Exercise instructions —
Gather every line of the entries that includes the word "matplotlib".

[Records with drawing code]
---*---

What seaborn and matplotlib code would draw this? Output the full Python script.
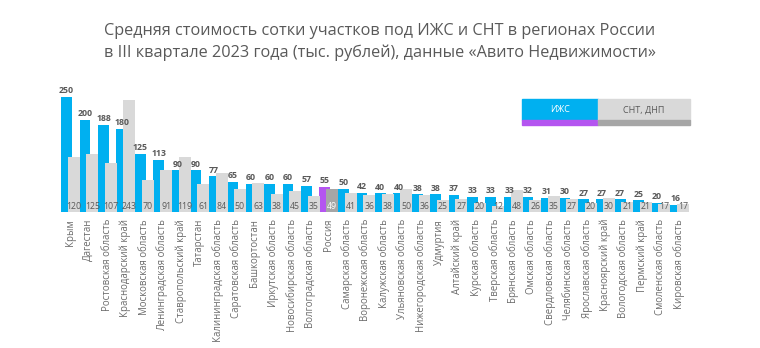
import numpy as np
import pandas as pd
import matplotlib
matplotlib.use("Agg")
import matplotlib.pyplot as plt
import seaborn as sns
from matplotlib.patches import Rectangle

regions = ["Крым", "Дагестан", "Ростовская область", "Краснодарский край",
           "Московская область", "Ленинградская область", "Ставропольский край",
           "Татарстан", "Калининградская область", "Саратовская область",
           "Башкортостан", "Иркутская область", "Новосибирская область",
           "Волгоградская область", "Россия", "Самарская область",
           "Воронежская область", "Калужская область", "Ульяновская область",
           "Нижегородская область", "Удмуртия", "Алтайский край",
           "Курская область", "Тверская область", "Брянская область",
           "Омская область", "Свердловская область", "Челябинская область",
           "Ярославская область", "Красноярский край", "Вологодская область",
           "Пермский край", "Смоленская область", "Кировская область"]
izhs = [250, 200, 188, 180, 125, 113, 90, 90, 77, 65, 60, 60, 60, 57, 55, 50,
        42, 40, 40, 38, 38, 37, 33, 33, 33, 32, 31, 30, 27, 27, 27, 25, 20, 16]
snt = [120, 125, 107, 243, 70, 91, 119, 61, 84, 50, 63, 38, 45, 35, 49, 41,
       36, 38, 50, 36, 25, 27, 20, 12, 48, 26, 35, 27, 20, 30, 21, 21, 17, 17]
legend_labels = ["ИЖС", "СНТ, ДНП"]
title = ("Средняя стоимость сотки участков под ИЖС и СНТ в регионах России\n"
         "в III квартале 2023 года (тыс. рублей), данные «Авито Недвижимости»")

BLUE = "#00B0F0"
PURPLE = "#B455F0"
LGREY = "#D9D9D9"
DGREY = "#A6A6A6"
TXT = "#595959"

sns.set_theme(style="white")
plt.rcParams["font.family"] = ["Open Sans", "DejaVu Sans"]

n = len(regions)
pos = np.arange(n)
df = pd.DataFrame({"region": regions, "izhs": izhs, "snt": snt,
                   "xb": pos - 0.2, "xg": pos + 0.2})
blue_pal = {r: (PURPLE if r == "Россия" else BLUE) for r in regions}
grey_pal = {r: (DGREY if r == "Россия" else LGREY) for r in regions}

fig = plt.figure(figsize=(7.6, 3.48), dpi=100)
ax = fig.add_axes([0.073, 0.391, 0.84, 0.371])

sns.barplot(data=df, x="xb", y="izhs", hue="region", palette=blue_pal,
            native_scale=True, width=0.59, dodge=False, legend=False,
            saturation=1, linewidth=0, ax=ax, zorder=2)
sns.barplot(data=df, x="xg", y="snt", hue="region", palette=grey_pal,
            native_scale=True, width=0.65, dodge=False, legend=False,
            saturation=1, linewidth=0, ax=ax, zorder=3)

for i in range(n):
    ax.text(pos[i] - 0.2, izhs[i] + 4, str(izhs[i]), ha="center", va="bottom",
            fontsize=6.3, fontweight="bold", color=TXT, zorder=5)
    c = "white" if regions[i] == "Россия" else TXT
    ax.text(pos[i] + 0.2, 3, str(snt[i]), ha="center", va="bottom",
            fontsize=6.3, color=c, zorder=5)

ax.set_xlim(-0.8, n - 0.2)
ax.set_ylim(0, 280)
ax.set_xticks(pos)
ax.set_xticklabels(regions, rotation=90, fontsize=6.9, color="#6b6b6b",
                   va="top", ha="center")
ax.tick_params(axis="x", length=0, pad=5)
ax.set_yticks([])
ax.set_xlabel("")
ax.set_ylabel("")
for s in ax.spines.values():
    s.set_visible(False)

fig.text(0.5, 0.935, title, ha="center", va="top", fontsize=11.7,
         color=TXT, linespacing=1.45)

# legend
W, H = 760.0, 348.0
def rect(x0, y0, x1, y1, col):
    fig.patches.append(Rectangle((x0 / W, 1 - y1 / H), (x1 - x0) / W, (y1 - y0) / H,
                                 transform=fig.transFigure, color=col, zorder=1))
rect(522, 99, 598, 120, BLUE)
rect(522, 120, 598, 125, PURPLE)
rect(598, 99, 690, 120, LGREY)
rect(598, 120, 690, 125, DGREY)
fig.text(560 / W, 1 - 110 / H, legend_labels[0], ha="center", va="center",
         fontsize=6.5, color="white")
fig.text(644 / W, 1 - 110 / H, legend_labels[1], ha="center", va="center",
         fontsize=6.5, color=TXT)

fig.savefig("out.png", dpi=100)
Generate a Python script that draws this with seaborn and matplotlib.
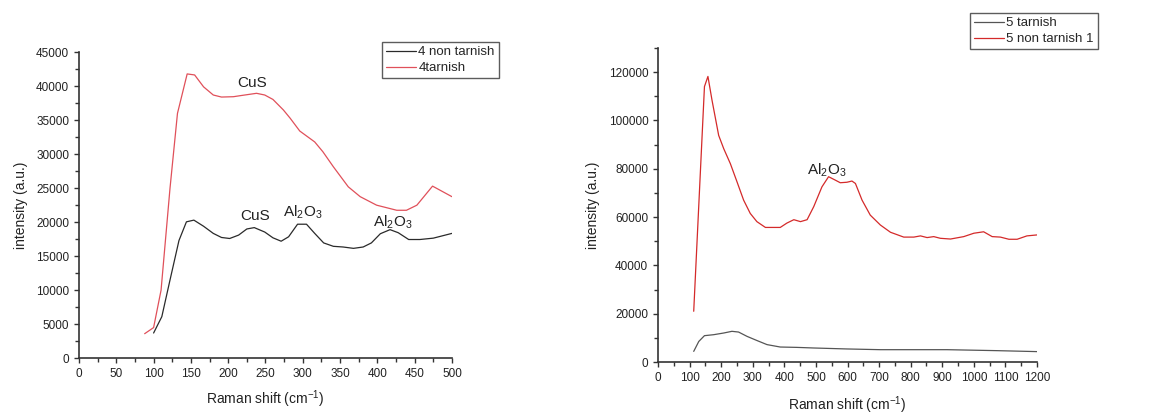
import matplotlib
matplotlib.use("Agg")
import matplotlib.pyplot as plt
from matplotlib.ticker import MultipleLocator
import seaborn as sns

# Sample 4: Raman spectra
s4_tarnish_x = [88, 100, 110, 122, 132, 145, 155, 167, 180, 191, 207, 216, 238, 249, 260,
                274, 283, 296, 316, 327, 341, 361, 377, 399, 426, 439, 453, 474, 500]
s4_tarnish_y = [3600, 4500, 10000, 25000, 36000, 41800, 41650, 39900, 38700, 38400, 38450,
                38600, 38950, 38700, 38050, 36500, 35300, 33400, 31800, 30350, 28150, 25200,
                23750, 22500, 21750, 21750, 22500, 25300, 23750]

s4_non_x = [100, 111, 122, 134, 144, 154, 167, 180, 191, 202, 214, 225, 235, 249, 260, 271,
            281, 293, 305, 316, 328, 341, 354, 368, 381, 392, 404, 417, 428, 442, 457, 475, 500]
s4_non_y = [3700, 6100, 11500, 17300, 20050, 20300, 19400, 18350, 17750, 17600, 18100, 19000,
            19200, 18550, 17700, 17200, 17850, 19700, 19700, 18350, 16950, 16450, 16350,
            16150, 16350, 16950, 18300, 18900, 18450, 17450, 17450, 17650, 18350]

# Sample 5: Raman spectra
s5_non_x = [113, 147, 158, 171, 192, 208, 229, 250, 271, 292, 313, 340, 387, 408, 430,
            451, 472, 493, 519, 540, 561, 577, 598, 614, 625, 646, 672, 704, 736, 778, 810,
            831, 852, 873, 894, 926, 968, 1000, 1031, 1058, 1084, 1111, 1137, 1168, 1200]
s5_non_y = [21000, 114000, 118200, 108300, 93800, 88300, 82100, 74600, 67000, 61500,
            58100, 55700, 55700, 57500, 58900, 58100, 58900, 64300, 72500, 76700, 75300,
            74200, 74400, 74900, 73900, 67000, 60800, 56700, 53700, 51700, 51700, 52200,
            51500, 51900, 51200, 50900, 51900, 53300, 53900, 51900, 51700, 50800, 50800,
            52200, 52600]

s5_tarnish_x = [113, 129, 147, 176, 208, 234, 255, 282, 313, 345, 387, 440, 493, 598, 704,
                915, 1073, 1200]
s5_tarnish_y = [4400, 8500, 10900, 11300, 12000, 12700, 12400, 10600, 8900, 7200, 6200,
                6050, 5800, 5400, 5100, 5100, 4700, 4300]

sns.set_style("ticks")
plt.rcParams["font.family"] = ["Liberation Sans", "DejaVu Sans"]
plt.rcParams["mathtext.fontset"] = "custom"
plt.rcParams["mathtext.rm"] = "Liberation Sans"
plt.rcParams["mathtext.it"] = "Liberation Sans"

fig = plt.figure(figsize=(11.69, 4.16), dpi=100)
ax1 = fig.add_axes([0.0676, 0.139, 0.319, 0.7356])
ax2 = fig.add_axes([0.5629, 0.1298, 0.3242, 0.755])

RED_A = "#e0505a"
RED_B = "#d42a2a"
BLACK = "#2a2a2a"
GRAY = "#555555"

sns.lineplot(x=s4_non_x, y=s4_non_y, ax=ax1, color=BLACK, linewidth=0.9,
             label="4 non tarnish", sort=False)
sns.lineplot(x=s4_tarnish_x, y=s4_tarnish_y, ax=ax1, color=RED_A, linewidth=0.9,
             label="4tarnish", sort=False)

sns.lineplot(x=s5_tarnish_x, y=s5_tarnish_y, ax=ax2, color=GRAY, linewidth=0.9,
             label="5 tarnish", sort=False)
sns.lineplot(x=s5_non_x, y=s5_non_y, ax=ax2, color=RED_B, linewidth=0.9,
             label="5 non tarnish 1", sort=False)

ax1.set_xlim(0, 500)
ax1.set_ylim(0, 45000)
ax1.xaxis.set_major_locator(MultipleLocator(50))
ax1.xaxis.set_minor_locator(MultipleLocator(25))
ax1.yaxis.set_major_locator(MultipleLocator(5000))
ax1.yaxis.set_minor_locator(MultipleLocator(2500))

ax2.set_xlim(0, 1200)
ax2.set_ylim(0, 130000)
ax2.xaxis.set_major_locator(MultipleLocator(100))
ax2.xaxis.set_minor_locator(MultipleLocator(50))
ax2.yaxis.set_major_locator(MultipleLocator(20000))
ax2.yaxis.set_minor_locator(MultipleLocator(10000))

for ax, xpad in ((ax1, 6), (ax2, 8)):
    sns.despine(ax=ax)
    for side in ("left", "bottom"):
        ax.spines[side].set_linewidth(1.2)
        ax.spines[side].set_color("#333333")
    ax.tick_params(which="major", direction="out", length=3.5, width=1.0,
                   labelsize=8.5, colors="#333333", labelcolor="#222222")
    ax.tick_params(which="minor", direction="out", length=3, width=1.0, colors="#333333")
    ax.set_xlabel("Raman shift (cm$^{-1}$)", fontsize=10, color="#222222", labelpad=xpad)
    ax.set_ylabel("intensity (a.u.)", fontsize=10, color="#222222", labelpad=6)

# Peak labels
ax1.text(232, 40500, "CuS", ha="center", va="center", fontsize=11, color="#222222")
ax1.text(236, 20900, "CuS", ha="center", va="center", fontsize=11, color="#222222")
ax1.text(300, 21400, "Al$_2$O$_3$", ha="center", va="center", fontsize=11, color="#222222")
ax1.text(420, 20050, "Al$_2$O$_3$", ha="center", va="center", fontsize=11, color="#222222")
ax2.text(535, 79400, "Al$_2$O$_3$", ha="center", va="center", fontsize=11, color="#222222")

for ax, anchor in ((ax1, (382 / 1169, 1 - 42 / 416)), (ax2, (970 / 1169, 1 - 13 / 416))):
    leg = ax.legend(loc="upper left", bbox_to_anchor=anchor,
                    bbox_transform=fig.transFigure, borderaxespad=0,
                    fontsize=9.5, frameon=True, fancybox=False, handlelength=2.3,
                    handletextpad=0.15, borderpad=0.3, labelspacing=0.3)
    leg.get_frame().set_edgecolor("#333333")
    leg.get_frame().set_linewidth(1.0)

fig.savefig("out.png", dpi=100)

---*---

Written answer —
What seaborn and matplotlib code would draw this? Output the full Python script.
import matplotlib
matplotlib.use("Agg")
import matplotlib.pyplot as plt
from matplotlib.patches import Rectangle
Generate a Python script that draws this with seaborn and matplotlib.
import matplotlib
matplotlib.use("Agg")
import matplotlib.pyplot as plt
from matplotlib.ticker import MultipleLocator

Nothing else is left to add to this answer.